# Does any one know?



## Stray123 (Apr 11, 2007)

Hi,
Does anyone know of any one that keeps & cares for un releaseable pigeons.
I work in an animal hospital that accepts wounded wildlife including pigeons. We have 2 birds that were brought to us with drop wing. We tried giving them time to resolve their problem, but it appears that they will not fly again. They are otherwise healthy. If any one has suggestions please let me know. We are in NY area.


----------



## Columba livia! (May 4, 2009)

There is a good amount of disabled pigeon keepers on this site, I don't know who's closest to you though.
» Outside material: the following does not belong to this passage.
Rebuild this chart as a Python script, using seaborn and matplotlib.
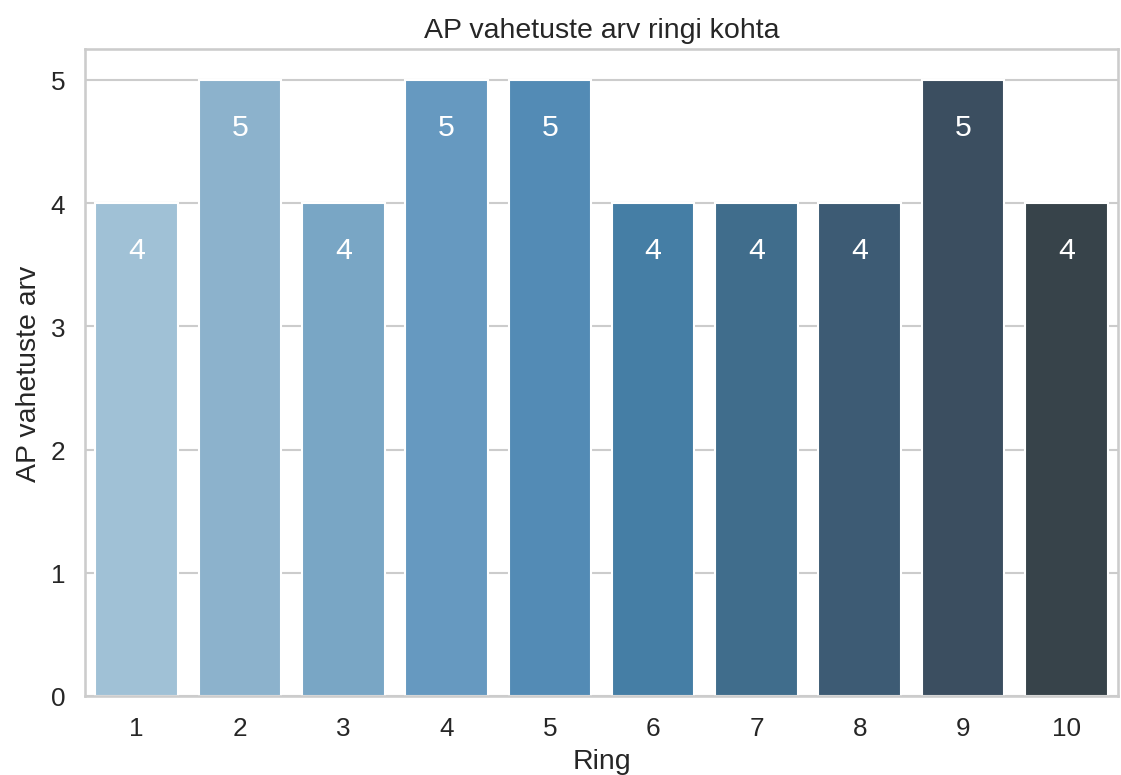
import pandas as pd
import matplotlib
matplotlib.use("Agg")
import matplotlib.pyplot as plt
import seaborn as sns

# --- Andmed ---
rings = [1, 2, 3, 4, 5, 6, 7, 8, 9, 10]
ap_changes = [4, 5, 4, 5, 5, 4, 4, 4, 5, 4]

# tulpade värvid (Blues_d laadne)
bar_colors = ["#a0c1d6", "#8cb2cc", "#79a6c5", "#6699c0", "#538bb5",
              "#457ea5", "#406d8c", "#3d5b74", "#3b4e60", "#37434a"]

df = pd.DataFrame({"Ring": rings, "AP vahetuste arv": ap_changes})

sns.set_theme(style="whitegrid", font_scale=1.14)
plt.rcParams['font.family'] = ['Arial', 'Liberation Sans', 'DejaVu Sans']

fig, ax = plt.subplots(figsize=(1121 / 150, 776 / 150), dpi=150)
fig.subplots_adjust(left=85 / 1121, right=1118 / 1121, top=1 - 50 / 776, bottom=1 - 697 / 776)

sns.barplot(data=df, x="Ring", y="AP vahetuste arv", hue="Ring",
            palette=bar_colors, saturation=1, legend=False, ax=ax)

# väärtused tulpade sisse
for i, v in enumerate(ap_changes):
    ax.text(i, v - 0.38, str(v), ha="center", va="center", color="white", fontsize=14.5)

ax.set_title("AP vahetuste arv ringi kohta")
ax.set_xlabel("Ring")
ax.set_ylabel("AP vahetuste arv")

fig.savefig("out.png", dpi=150)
Good luck I'm sure your birds will find a loving owner on this site!

One question, would you be willing to ship?


----------



## starlinglover95 (May 6, 2009)

I would love to take them, but i don't know how stressful for them it is to ship, or if they will make the trip from NY to (southern) GA. I have had multiple disabled birds.


----------



## feralpigeon (Feb 14, 2005)

Hi Stray123,

We have members in New York, though it may be helpful for you to also
post here at this link:

http://www.pigeons.biz/forums/showpost.php?p=80228&postcount=1

If you click on the link to the site, there is a section entitled HELP where you
can post for the birds and there is also a number to call as well.

Good luck w/your rescues and thanks for the work that you do.

fp


----------



## feralpigeon (Feb 14, 2005)

starlinglover95 said:


> I would love to take them, but i don't know how stressful for them it is to ship, or if they will make the trip from NY to (southern) GA. I have had multiple disabled birds.


They would be fine shipping, though you'd need to send live bird USPS approved
box to Stray123 and then there's the shipping costs themselves. But it's doable
if Stray can hang on to them while working out the details.

fp


----------



## Stray123 (Apr 11, 2007)

I would have to work out the details here as well. We accept and treat these birds at our own expense so I would have to find enough compassionate people to donate $. We have 2 one drop wing with limited flight. 1 that could be releaseable. They have been here for a while. While they are being fed and given test flights in the morning, we are an animal hospital for mostly dogs & cats. Needless to say there living space is ok for now but I imagine much better for them.*Thank you to every one who replied. I had computer issues and when they got resolved I could not find my way back here.*


----------